STATED TASK:
Set down the material below word for word, excluding the pictures.

DATASET EXTRACT:
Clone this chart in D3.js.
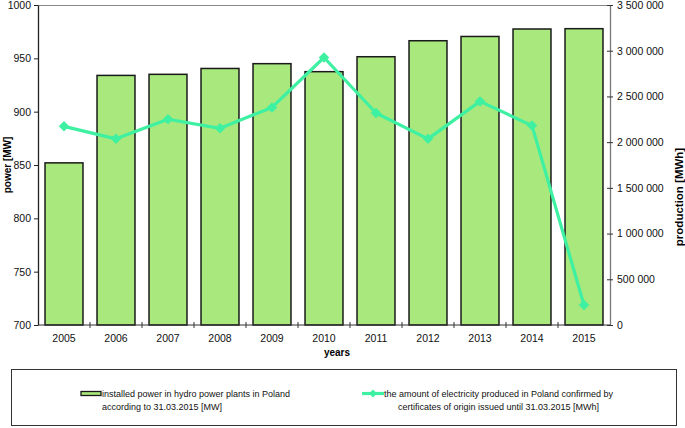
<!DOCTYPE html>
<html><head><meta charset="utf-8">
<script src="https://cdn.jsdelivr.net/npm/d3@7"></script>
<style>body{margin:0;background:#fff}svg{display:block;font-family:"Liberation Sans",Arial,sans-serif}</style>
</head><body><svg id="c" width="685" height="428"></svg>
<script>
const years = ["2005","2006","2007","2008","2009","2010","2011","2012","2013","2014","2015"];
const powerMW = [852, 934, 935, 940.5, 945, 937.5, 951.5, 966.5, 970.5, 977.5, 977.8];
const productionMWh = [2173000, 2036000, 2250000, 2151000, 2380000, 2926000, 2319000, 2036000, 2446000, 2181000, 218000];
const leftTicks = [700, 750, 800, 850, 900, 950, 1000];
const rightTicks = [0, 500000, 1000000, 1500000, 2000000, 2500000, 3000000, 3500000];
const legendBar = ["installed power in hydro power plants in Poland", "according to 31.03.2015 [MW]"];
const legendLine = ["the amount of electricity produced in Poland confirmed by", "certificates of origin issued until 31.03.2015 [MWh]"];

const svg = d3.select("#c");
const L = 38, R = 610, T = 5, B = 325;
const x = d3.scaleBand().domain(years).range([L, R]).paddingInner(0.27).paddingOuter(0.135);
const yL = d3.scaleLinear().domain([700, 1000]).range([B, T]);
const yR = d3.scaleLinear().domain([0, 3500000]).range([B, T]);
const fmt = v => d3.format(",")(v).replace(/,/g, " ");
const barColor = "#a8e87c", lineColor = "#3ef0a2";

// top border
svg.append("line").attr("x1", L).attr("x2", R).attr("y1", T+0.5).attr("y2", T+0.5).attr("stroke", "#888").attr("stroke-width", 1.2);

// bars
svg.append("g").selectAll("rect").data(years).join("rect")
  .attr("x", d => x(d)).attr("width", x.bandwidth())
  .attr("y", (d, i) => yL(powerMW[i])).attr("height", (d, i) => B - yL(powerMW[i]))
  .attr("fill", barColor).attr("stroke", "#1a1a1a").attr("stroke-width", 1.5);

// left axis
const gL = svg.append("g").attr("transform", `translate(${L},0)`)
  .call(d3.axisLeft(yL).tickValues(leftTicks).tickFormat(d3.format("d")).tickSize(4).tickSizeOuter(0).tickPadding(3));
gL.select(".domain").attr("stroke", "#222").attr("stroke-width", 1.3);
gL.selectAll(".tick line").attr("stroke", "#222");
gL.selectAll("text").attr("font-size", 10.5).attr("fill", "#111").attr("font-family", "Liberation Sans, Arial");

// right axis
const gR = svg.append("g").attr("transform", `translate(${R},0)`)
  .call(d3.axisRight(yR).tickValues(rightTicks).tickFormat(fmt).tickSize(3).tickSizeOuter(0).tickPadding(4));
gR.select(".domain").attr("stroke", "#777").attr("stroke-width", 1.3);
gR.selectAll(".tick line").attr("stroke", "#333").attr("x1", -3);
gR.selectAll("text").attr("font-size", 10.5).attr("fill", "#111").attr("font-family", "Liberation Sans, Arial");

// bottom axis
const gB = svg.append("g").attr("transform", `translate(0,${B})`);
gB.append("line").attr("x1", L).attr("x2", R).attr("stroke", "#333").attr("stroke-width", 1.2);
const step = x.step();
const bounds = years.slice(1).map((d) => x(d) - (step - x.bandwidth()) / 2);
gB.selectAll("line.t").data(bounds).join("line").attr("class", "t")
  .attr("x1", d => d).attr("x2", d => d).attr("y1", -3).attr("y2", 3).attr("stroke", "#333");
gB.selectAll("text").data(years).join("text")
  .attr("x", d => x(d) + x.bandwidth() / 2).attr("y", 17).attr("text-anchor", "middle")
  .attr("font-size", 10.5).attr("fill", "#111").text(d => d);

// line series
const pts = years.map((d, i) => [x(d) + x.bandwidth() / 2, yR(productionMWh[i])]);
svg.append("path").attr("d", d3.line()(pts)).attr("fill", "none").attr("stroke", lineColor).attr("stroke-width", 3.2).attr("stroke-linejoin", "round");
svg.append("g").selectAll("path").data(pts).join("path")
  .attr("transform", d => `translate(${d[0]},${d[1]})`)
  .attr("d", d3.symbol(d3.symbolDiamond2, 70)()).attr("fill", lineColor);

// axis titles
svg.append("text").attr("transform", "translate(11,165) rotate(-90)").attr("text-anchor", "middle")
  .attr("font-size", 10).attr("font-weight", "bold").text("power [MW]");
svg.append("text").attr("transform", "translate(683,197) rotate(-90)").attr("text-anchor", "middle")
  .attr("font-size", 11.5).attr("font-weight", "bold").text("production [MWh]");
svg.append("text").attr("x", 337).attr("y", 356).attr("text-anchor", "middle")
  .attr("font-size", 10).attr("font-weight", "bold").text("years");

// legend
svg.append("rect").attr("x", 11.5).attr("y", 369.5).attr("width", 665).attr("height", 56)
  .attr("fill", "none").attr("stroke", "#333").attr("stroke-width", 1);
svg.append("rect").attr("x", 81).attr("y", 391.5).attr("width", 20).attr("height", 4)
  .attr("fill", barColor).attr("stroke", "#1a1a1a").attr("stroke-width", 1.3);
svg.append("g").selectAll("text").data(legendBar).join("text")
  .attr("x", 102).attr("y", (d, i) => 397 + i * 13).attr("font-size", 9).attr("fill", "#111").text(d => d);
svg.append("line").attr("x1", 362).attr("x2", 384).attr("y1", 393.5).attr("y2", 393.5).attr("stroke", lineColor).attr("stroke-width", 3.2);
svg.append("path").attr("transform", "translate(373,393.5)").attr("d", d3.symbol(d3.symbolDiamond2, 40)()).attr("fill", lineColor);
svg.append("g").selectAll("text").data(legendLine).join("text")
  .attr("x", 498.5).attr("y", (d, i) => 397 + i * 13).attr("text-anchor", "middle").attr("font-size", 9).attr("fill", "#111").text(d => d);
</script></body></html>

ANSWER TO THIS EXERCISE:
Clone this chart in D3.js.
<!DOCTYPE html>
<html><head><meta charset="utf-8">
<script src="https://cdn.jsdelivr.net/npm/d3@7"></script>
<style>body{margin:0;background:#fff}svg{display:block;font-family:"Liberation Sans",Arial,sans-serif}</style>
</head><body><svg id="c" width="685" height="428"></svg>
<script>
const years = ["2005","2006","2007","2008","2009","2010","2011","2012","2013","2014","2015"];
const powerMW = [852, 934, 935, 940.5, 945, 937.5, 951.5, 966.5, 970.5, 977.5, 977.8];
const productionMWh = [2173000, 2036000, 2250000, 2151000, 2380000, 2926000, 2319000, 2036000, 2446000, 2181000, 218000];
const leftTicks = [700, 750, 800, 850, 900, 950, 1000];
const rightTicks = [0, 500000, 1000000, 1500000, 2000000, 2500000, 3000000, 3500000];
const legendBar = ["installed power in hydro power plants in Poland", "according to 31.03.2015 [MW]"];
const legendLine = ["the amount of electricity produced in Poland confirmed by", "certificates of origin issued until 31.03.2015 [MWh]"];

const svg = d3.select("#c");
const L = 38, R = 610, T = 5, B = 325;
const x = d3.scaleBand().domain(years).range([L, R]).paddingInner(0.27).paddingOuter(0.135);
const yL = d3.scaleLinear().domain([700, 1000]).range([B, T]);
const yR = d3.scaleLinear().domain([0, 3500000]).range([B, T]);
const fmt = v => d3.format(",")(v).replace(/,/g, " ");
const barColor = "#a8e87c", lineColor = "#3ef0a2";

// top border
svg.append("line").attr("x1", L).attr("x2", R).attr("y1", T+0.5).attr("y2", T+0.5).attr("stroke", "#888").attr("stroke-width", 1.2);

// bars
svg.append("g").selectAll("rect").data(years).join("rect")
  .attr("x", d => x(d)).attr("width", x.bandwidth())
  .attr("y", (d, i) => yL(powerMW[i])).attr("height", (d, i) => B - yL(powerMW[i]))
  .attr("fill", barColor).attr("stroke", "#1a1a1a").attr("stroke-width", 1.5);

// left axis
const gL = svg.append("g").attr("transform", `translate(${L},0)`)
  .call(d3.axisLeft(yL).tickValues(leftTicks).tickFormat(d3.format("d")).tickSize(4).tickSizeOuter(0).tickPadding(3));
gL.select(".domain").attr("stroke", "#222").attr("stroke-width", 1.3);
gL.selectAll(".tick line").attr("stroke", "#222");
gL.selectAll("text").attr("font-size", 10.5).attr("fill", "#111").attr("font-family", "Liberation Sans, Arial");

// right axis
const gR = svg.append("g").attr("transform", `translate(${R},0)`)
  .call(d3.axisRight(yR).tickValues(rightTicks).tickFormat(fmt).tickSize(3).tickSizeOuter(0).tickPadding(4));
gR.select(".domain").attr("stroke", "#777").attr("stroke-width", 1.3);
gR.selectAll(".tick line").attr("stroke", "#333").attr("x1", -3);
gR.selectAll("text").attr("font-size", 10.5).attr("fill", "#111").attr("font-family", "Liberation Sans, Arial");

// bottom axis
const gB = svg.append("g").attr("transform", `translate(0,${B})`);
gB.append("line").attr("x1", L).attr("x2", R).attr("stroke", "#333").attr("stroke-width", 1.2);
const step = x.step();
const bounds = years.slice(1).map((d) => x(d) - (step - x.bandwidth()) / 2);
gB.selectAll("line.t").data(bounds).join("line").attr("class", "t")
  .attr("x1", d => d).attr("x2", d => d).attr("y1", -3).attr("y2", 3).attr("stroke", "#333");
gB.selectAll("text").data(years).join("text")
  .attr("x", d => x(d) + x.bandwidth() / 2).attr("y", 17).attr("text-anchor", "middle")
  .attr("font-size", 10.5).attr("fill", "#111").text(d => d);

// line series
const pts = years.map((d, i) => [x(d) + x.bandwidth() / 2, yR(productionMWh[i])]);
svg.append("path").attr("d", d3.line()(pts)).attr("fill", "none").attr("stroke", lineColor).attr("stroke-width", 3.2).attr("stroke-linejoin", "round");
svg.append("g").selectAll("path").data(pts).join("path")
  .attr("transform", d => `translate(${d[0]},${d[1]})`)
  .attr("d", d3.symbol(d3.symbolDiamond2, 70)()).attr("fill", lineColor);

// axis titles
svg.append("text").attr("transform", "translate(11,165) rotate(-90)").attr("text-anchor", "middle")
  .attr("font-size", 10).attr("font-weight", "bold").text("power [MW]");
svg.append("text").attr("transform", "translate(683,197) rotate(-90)").attr("text-anchor", "middle")
  .attr("font-size", 11.5).attr("font-weight", "bold").text("production [MWh]");
svg.append("text").attr("x", 337).attr("y", 356).attr("text-anchor", "middle")
  .attr("font-size", 10).attr("font-weight", "bold").text("years");

// legend
svg.append("rect").attr("x", 11.5).attr("y", 369.5).attr("width", 665).attr("height", 56)
  .attr("fill", "none").attr("stroke", "#333").attr("stroke-width", 1);
svg.append("rect").attr("x", 81).attr("y", 391.5).attr("width", 20).attr("height", 4)
  .attr("fill", barColor).attr("stroke", "#1a1a1a").attr("stroke-width", 1.3);
svg.append("g").selectAll("text").data(legendBar).join("text")
  .attr("x", 102).attr("y", (d, i) => 397 + i * 13).attr("font-size", 9).attr("fill", "#111").text(d => d);
svg.append("line").attr("x1", 362).attr("x2", 384).attr("y1", 393.5).attr("y2", 393.5).attr("stroke", lineColor).attr("stroke-width", 3.2);
svg.append("path").attr("transform", "translate(373,393.5)").attr("d", d3.symbol(d3.symbolDiamond2, 40)()).attr("fill", lineColor);
svg.append("g").selectAll("text").data(legendLine).join("text")
  .attr("x", 498.5).attr("y", (d, i) => 397 + i * 13).attr("text-anchor", "middle").attr("font-size", 9).attr("fill", "#111").text(d => d);
</script></body></html>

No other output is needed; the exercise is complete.